The Bank said in a statement yesterday that the shilling would strengthen further against the dollar when earnings from tourism and export pick-up.
"The Bank of Tanzania wishes to inform the public that the current movement in the exchange rate is a seasonal phenomenon related to low foreign exchange earnings from tourism and export crops."
"This is a common trend that usually normalizes in the second half of the year when earnings from tourism and exports pick-up.
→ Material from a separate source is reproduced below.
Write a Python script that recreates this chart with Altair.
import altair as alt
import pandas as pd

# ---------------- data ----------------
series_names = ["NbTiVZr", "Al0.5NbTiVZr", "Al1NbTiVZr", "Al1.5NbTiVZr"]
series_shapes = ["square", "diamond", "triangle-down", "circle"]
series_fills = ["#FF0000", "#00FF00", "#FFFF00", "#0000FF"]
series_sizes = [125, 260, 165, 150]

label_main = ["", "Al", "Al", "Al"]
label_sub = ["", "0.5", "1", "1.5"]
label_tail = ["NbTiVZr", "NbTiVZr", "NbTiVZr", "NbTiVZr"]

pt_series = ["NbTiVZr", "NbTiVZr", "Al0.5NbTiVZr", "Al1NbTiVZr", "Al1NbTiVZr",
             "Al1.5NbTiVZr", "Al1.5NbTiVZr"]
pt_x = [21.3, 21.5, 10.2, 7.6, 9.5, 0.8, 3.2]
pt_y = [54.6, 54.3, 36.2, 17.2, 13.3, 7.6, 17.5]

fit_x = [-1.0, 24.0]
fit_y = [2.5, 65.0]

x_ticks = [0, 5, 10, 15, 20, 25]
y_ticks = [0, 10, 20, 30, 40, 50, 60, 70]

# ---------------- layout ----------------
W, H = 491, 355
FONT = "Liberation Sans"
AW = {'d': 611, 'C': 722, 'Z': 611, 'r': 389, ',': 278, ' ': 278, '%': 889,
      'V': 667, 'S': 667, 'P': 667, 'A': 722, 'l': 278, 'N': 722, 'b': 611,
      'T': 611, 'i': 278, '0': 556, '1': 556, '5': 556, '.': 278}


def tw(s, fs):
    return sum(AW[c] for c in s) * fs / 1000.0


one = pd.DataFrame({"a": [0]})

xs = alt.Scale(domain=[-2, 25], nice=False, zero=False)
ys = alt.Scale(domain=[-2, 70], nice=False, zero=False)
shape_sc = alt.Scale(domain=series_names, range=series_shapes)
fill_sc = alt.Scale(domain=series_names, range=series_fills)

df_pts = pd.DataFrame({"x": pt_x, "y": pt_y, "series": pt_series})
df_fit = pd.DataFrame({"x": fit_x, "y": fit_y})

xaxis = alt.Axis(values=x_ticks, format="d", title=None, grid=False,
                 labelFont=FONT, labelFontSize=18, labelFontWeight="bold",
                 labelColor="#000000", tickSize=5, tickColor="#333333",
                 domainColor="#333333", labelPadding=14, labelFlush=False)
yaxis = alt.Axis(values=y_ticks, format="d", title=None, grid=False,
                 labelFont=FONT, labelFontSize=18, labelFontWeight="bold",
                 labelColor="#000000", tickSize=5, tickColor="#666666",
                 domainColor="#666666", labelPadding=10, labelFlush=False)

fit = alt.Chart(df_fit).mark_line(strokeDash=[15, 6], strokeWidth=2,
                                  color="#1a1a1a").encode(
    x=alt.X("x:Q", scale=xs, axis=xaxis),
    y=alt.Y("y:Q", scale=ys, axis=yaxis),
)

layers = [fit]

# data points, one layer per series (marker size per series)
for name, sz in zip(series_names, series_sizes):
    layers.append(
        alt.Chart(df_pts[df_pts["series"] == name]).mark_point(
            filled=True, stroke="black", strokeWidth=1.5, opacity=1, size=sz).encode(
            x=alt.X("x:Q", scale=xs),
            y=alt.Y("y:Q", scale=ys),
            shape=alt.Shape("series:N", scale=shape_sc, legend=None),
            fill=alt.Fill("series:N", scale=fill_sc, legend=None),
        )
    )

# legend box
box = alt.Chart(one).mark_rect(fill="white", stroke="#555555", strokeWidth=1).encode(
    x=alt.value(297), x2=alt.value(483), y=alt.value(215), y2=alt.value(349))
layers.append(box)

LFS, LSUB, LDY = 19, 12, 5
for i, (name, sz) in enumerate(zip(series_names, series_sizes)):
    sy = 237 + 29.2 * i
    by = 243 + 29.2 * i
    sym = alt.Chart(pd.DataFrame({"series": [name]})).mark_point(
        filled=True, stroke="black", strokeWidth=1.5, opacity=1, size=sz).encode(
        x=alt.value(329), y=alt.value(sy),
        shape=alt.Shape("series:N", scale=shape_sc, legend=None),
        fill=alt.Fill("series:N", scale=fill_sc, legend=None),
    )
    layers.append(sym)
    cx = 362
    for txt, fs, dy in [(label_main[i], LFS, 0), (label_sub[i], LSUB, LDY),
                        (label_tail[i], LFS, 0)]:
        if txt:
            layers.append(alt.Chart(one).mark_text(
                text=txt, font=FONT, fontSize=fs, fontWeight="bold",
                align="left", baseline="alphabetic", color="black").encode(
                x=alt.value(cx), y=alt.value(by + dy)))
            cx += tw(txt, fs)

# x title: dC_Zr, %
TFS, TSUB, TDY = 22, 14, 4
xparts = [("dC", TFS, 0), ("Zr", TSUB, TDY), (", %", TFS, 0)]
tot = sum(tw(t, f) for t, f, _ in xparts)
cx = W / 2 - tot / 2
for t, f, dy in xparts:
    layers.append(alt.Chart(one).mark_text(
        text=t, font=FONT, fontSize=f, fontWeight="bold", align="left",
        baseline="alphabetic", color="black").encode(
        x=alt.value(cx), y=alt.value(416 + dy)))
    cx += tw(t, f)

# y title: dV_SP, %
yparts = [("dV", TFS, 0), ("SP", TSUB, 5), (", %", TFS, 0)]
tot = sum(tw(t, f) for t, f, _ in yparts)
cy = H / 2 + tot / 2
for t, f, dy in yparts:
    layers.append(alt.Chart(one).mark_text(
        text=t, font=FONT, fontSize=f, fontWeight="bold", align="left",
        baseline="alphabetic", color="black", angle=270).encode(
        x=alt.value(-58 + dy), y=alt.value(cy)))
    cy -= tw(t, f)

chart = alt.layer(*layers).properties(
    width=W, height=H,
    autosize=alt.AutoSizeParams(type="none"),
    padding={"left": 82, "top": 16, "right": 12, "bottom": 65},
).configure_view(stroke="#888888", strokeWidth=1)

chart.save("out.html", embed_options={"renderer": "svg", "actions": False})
In addition, the US dollar has recently been appreciating against major currencies," it said in the statement.
It said it was not true that the shilling was in crisis or the foreign exchange reserves are inadequate as suggested in some discussions in newspapers and the social media.
The local currency started the year strong after closing 2018 trading at 2,268/2,291, according to the Bank of Tanzania (BoT) indicative rates.
However it weakened against the US dollar from the second week of January amid growing demand of the green buck in the market due to its declined supply.
BoT Indicative Foreign Exchange Market Rates showed the shilling traded at 2272/2294 yesterday.
Analysts contend that the plunge of the shilling could also be attributed to the growing strength of the US dollar against other currencies and increased imports for on-going mega infrastructure projects and industrialisation drive.
The Central Bank said there were adequate foreign currency reserves sufficient to cover 4.9 months of imports of goods and services well beyond the country and East African Community benchmarks "The Bank of Tanzania also wishes to inform the public that the country has adequate foreign exchange reserves, which are sufficient to cover 4.9 months of imports of goods and services. The import cover is well above the country and EAC benchmarks of 4 and 4.5 months, respectively," it said.
"It should be noted that exchange rate in Tanzania is determined in the market based on demand and supply of foreign exchange. The Bank of Tanzania periodically participates in the market to smooth out volatilities in the exchange rate that are not in line with economic fundamentals."
The Bank of Tanzania will continue to monitor developments in the exchange rate and ensure that participants in the foreign exchange market adhere to the rules and regulations governing the market.